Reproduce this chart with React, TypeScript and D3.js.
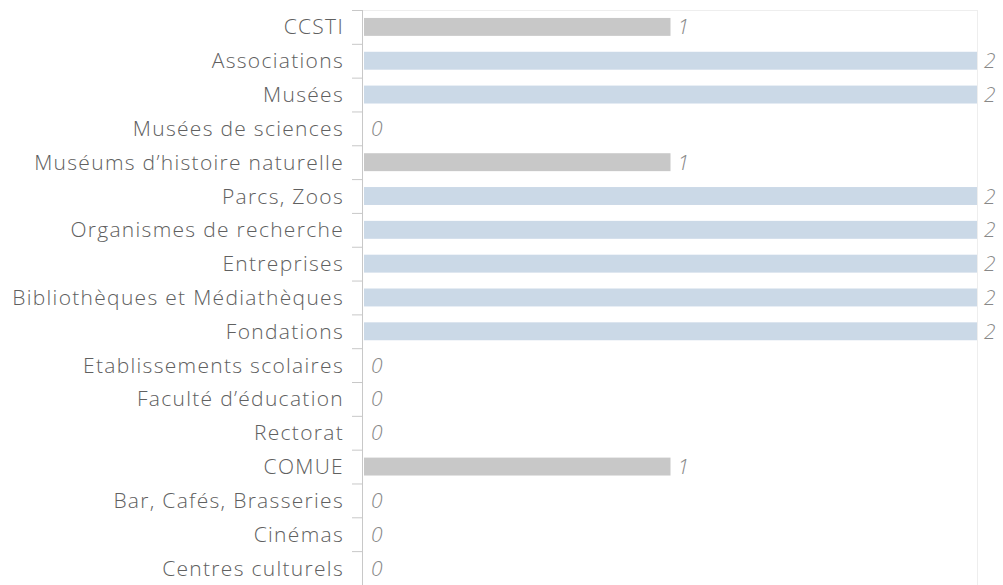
import React from "react";
import * as d3 from "d3";

const categories = [
  "CCSTI",
  "Associations",
  "Musées",
  "Musées de sciences",
  "Muséums d’histoire naturelle",
  "Parcs, Zoos",
  "Organismes de recherche",
  "Entreprises",
  "Bibliothèques et Médiathèques",
  "Fondations",
  "Etablissements scolaires",
  "Faculté d’éducation",
  "Rectorat",
  "COMUE",
  "Bar, Cafés, Brasseries",
  "Cinémas",
  "Centres culturels",
];
const values = [1, 2, 2, 0, 1, 2, 2, 2, 2, 2, 0, 0, 0, 1, 0, 0, 0];
const xDomain = [0, 2];

const W = 1003;
const H = 585;
const left = 364;
const right = 977;
const top = 10;
const bandStep = 33.82;

export default function App() {
  const x = d3.scaleLinear().domain(xDomain).range([left, right]);
  const y = d3
    .scaleBand<string>()
    .domain(categories)
    .range([top, top + bandStep * categories.length])
    .paddingInner(0.47)
    .paddingOuter(0.235);
  const font = "'Open Sans', sans-serif";
  const color = (v: number) => (v >= 2 ? "#cbd9e7" : "#c8c8c8");
  const step = y.step();
  return (
    <svg
      width={W}
      height={H}
      style={{ position: "absolute", left: 0, top: 0 }}
    >
      <rect x={0} y={0} width={W} height={H} fill="#fff" />
      <line x1={left - 1} x2={right} y1={top + 0.5} y2={top + 0.5} stroke="#eeeeee" />
      <line x1={right + 0.5} x2={right + 0.5} y1={top} y2={H} stroke="#eeeeee" />
      <line x1={left - 1.5} x2={left - 1.5} y1={top} y2={H} stroke="#c8c8c8" />
      {categories.map((c, i) => {
        const bandTop = top + i * step;
        return (
          <line
            key={"t" + i}
            x1={left - 12}
            x2={left - 1}
            y1={bandTop + 0.5}
            y2={bandTop + 0.5}
            stroke="#c8c8c8"
          />
        );
      })}
      {categories.map((c, i) => {
        const yb = y(c)!;
        const cy = yb + y.bandwidth() / 2;
        const v = values[i];
        return (
          <g key={c}>
            {v > 0 && (
              <rect
                x={x(0)}
                y={yb}
                width={x(v) - x(0)}
                height={y.bandwidth()}
                fill={color(v)}
              />
            )}
            <text
              x={left - 20}
              y={cy}
              dy="0.36em"
              textAnchor="end"
              fontFamily={font}
              fontWeight={300}
              fontSize={21}
              letterSpacing={1.3}
              fill="#606060"
            >
              {c}
            </text>
            <text
              x={x(v) + 7}
              y={cy}
              dy="0.36em"
              fontFamily={font}
              fontWeight={300}
              fontStyle="italic"
              fontSize={21}
              fill="#888"
            >
              {v}
            </text>
          </g>
        );
      })}
    </svg>
  );
}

» **Work to complete**
Find each line holding "React". Copy it out.

» **Task output**
Reproduce this chart with React, TypeScript and D3.js.
import React from "react";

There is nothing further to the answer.